I couldn’t give him a satisfactory answer.
I don’t think the problem is the obvious fact that a good time has passed. Certainly, there will be other good times. I think the stronger feeling and the deeper concern when Christmas goes away is that somehow we missed it. I listen to the last few songs and it’s like I haven’t heard them all season. I feel like I’ve wasted time or not paid attention. We didn’t sit around the piano enough. We didn’t watch enough movies or read enough books. I don’t think we could ever drive around long enough to see all the lights there were to see. And now they’re gone. Was it really Christmas? And was I really there?
My husband has a theory that there are no such things as purely “happy tears.” I wasn’t so sure I agreed with him but now I think I do. When we cry to the words of “Silent Night,” when we cry at home videos, when we cry at the birth of a baby — I don’t think it’s because we’re just so happy. I think it’s because we get a little taste of Heaven but it slips away before we can fully cling to it. We see something so good and pure, something more good and pure than the rest of the world’s goodness and purity and, however happy that makes us, it also makes us sad because we know the world simply isn’t completely Goodness and Purity. We know we’re not in Heaven yet.
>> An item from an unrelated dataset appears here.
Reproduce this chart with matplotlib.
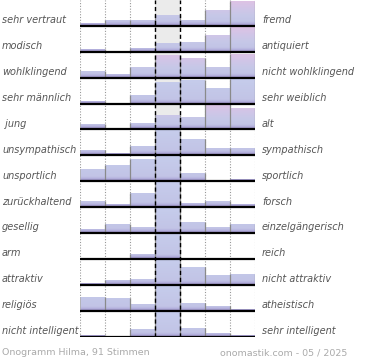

In the live-action How the Grinch Stole Christmas, the scene where the Grinch’s heart grows is a painful one. He falls to the ground in agony as the beats get louder and his chest expands. At the end of his transformation he collapses into tears. The Grinch’s tears are of neither pure sadness nor pure joy. They’re the tears of someone who has seen Goodness and then wondered why there was ever anything else but Goodness. I feel like the Grinch towards the end of the Christmas season. My heart has been stretched to make room for something that I can’t fully have or even grasp yet. And that hurts.
I think this is the very reason that commercial Christmas is all about the frantic preparation. Once Christmas Day actually arrives, everything is put away and the retailers move on to Valentines Day. It’s as if everyone is afraid of actually celebrating it. Like they’re afraid of being moved and transformed — afraid of their hearts being stretched. It’s as if they’re afraid of experiencing that supreme tenderness, knowing life won’t always be so tender— afraid of seeing that glimpse of Heaven, knowing they’re still living in a broken world.
But we all know where that reasoning leads. It was the reasoning of the Grinch, of Scrooge, of so many bitter and miserable characters, and those stories are supposed to remind us that even if Christmas may cause some sort of sadness it is worth it for all the joy. It is worth seeing the glimpse of Heaven even though it pierces us with a longing that hurts.
In the end, the only way to deal with the pain of that longing is to pursue the object of it relentlessly, never despairing, and with great hope. The only way to deal with the pain of Christmas disappointing or Christmas passing or Christmas ending is to embrace Christmas even more deeply. Because though we can’t ever fully grasp or hold these glimpses of Heaven we can get closer to them. If we are willing to face the sadness, we’ll be able to experience more of the joy. We’ll learn how to begin to live in Heaven. One day, I believe, we’ll even get there. And it will be Christmas all the time.